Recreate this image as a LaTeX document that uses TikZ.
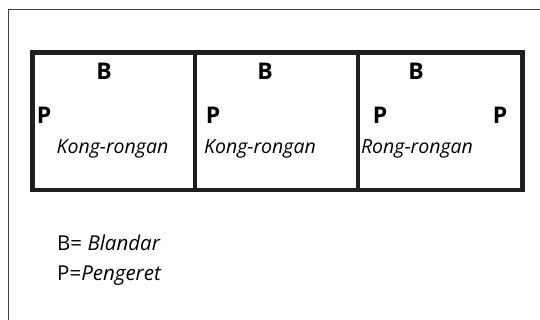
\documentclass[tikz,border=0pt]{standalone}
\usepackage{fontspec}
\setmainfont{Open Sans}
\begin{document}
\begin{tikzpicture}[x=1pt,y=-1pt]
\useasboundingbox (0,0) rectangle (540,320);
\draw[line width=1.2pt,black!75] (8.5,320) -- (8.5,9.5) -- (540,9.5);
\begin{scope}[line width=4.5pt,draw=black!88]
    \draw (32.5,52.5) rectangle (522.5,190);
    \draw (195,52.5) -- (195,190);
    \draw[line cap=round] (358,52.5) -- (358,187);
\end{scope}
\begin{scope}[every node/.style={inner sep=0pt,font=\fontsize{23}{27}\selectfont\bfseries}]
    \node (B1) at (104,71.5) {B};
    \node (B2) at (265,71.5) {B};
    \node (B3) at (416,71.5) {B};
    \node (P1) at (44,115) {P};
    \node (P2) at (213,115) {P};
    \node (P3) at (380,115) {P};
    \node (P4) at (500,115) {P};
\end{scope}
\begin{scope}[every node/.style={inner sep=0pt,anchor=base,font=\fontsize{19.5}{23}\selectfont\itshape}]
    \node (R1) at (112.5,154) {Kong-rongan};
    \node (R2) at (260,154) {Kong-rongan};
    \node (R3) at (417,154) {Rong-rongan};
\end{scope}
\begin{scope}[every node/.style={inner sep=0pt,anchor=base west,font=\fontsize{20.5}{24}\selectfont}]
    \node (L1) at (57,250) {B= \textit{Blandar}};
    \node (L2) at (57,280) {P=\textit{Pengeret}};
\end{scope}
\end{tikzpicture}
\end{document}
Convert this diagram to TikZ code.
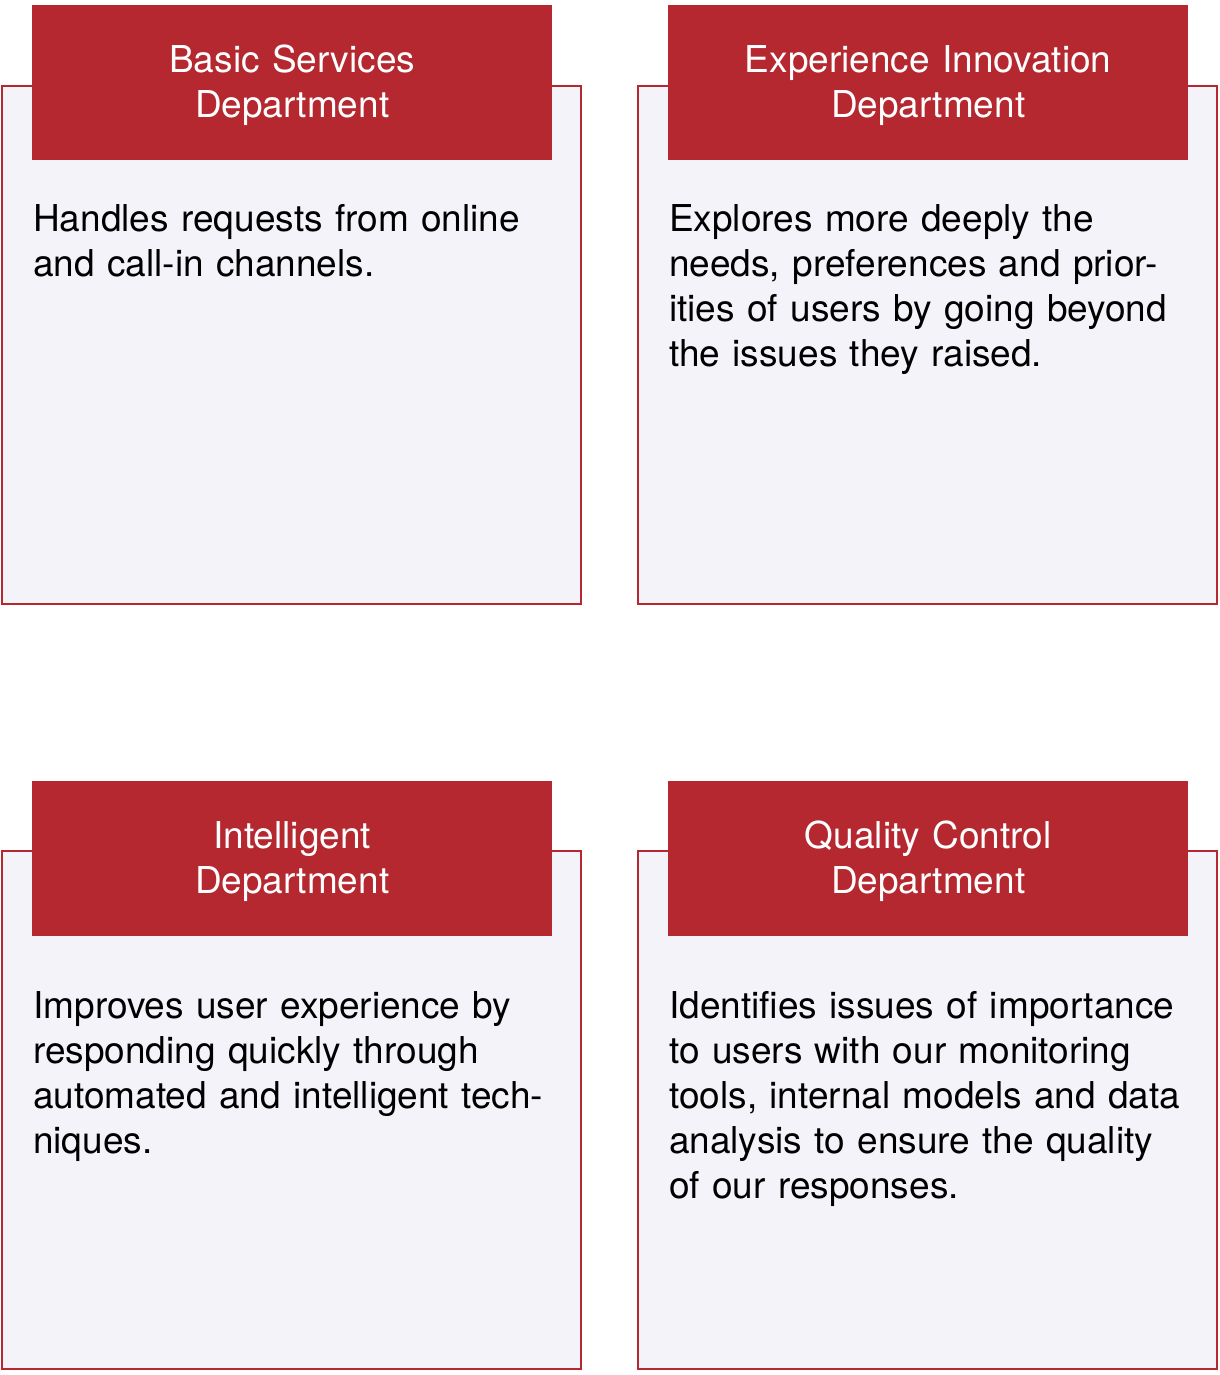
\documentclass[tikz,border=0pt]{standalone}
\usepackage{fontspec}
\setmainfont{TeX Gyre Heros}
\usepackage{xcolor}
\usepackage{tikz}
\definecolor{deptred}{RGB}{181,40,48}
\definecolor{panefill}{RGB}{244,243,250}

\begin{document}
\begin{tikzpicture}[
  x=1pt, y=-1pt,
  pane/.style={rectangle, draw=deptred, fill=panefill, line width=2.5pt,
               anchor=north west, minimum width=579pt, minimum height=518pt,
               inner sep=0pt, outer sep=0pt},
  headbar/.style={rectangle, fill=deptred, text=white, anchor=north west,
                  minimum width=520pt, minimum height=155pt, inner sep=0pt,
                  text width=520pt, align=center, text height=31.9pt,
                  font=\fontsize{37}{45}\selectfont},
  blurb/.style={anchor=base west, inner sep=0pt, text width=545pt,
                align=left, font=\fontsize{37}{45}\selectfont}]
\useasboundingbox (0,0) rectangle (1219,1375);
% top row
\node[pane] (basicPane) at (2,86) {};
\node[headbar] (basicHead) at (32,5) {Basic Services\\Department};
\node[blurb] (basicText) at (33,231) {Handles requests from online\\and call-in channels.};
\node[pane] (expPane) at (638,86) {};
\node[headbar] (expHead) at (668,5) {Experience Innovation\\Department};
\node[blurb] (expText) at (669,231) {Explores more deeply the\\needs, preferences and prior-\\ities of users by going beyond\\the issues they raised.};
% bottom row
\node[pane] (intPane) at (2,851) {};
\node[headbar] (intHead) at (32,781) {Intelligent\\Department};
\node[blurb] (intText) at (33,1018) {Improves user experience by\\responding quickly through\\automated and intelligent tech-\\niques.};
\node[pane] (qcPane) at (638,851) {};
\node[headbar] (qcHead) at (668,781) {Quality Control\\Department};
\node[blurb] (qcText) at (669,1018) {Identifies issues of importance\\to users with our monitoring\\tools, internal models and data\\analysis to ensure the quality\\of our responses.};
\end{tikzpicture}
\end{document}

**Stated problem:** Among the entries above, how many lines hold the string "this"? Give the number by itself.

**Correct answer:** 2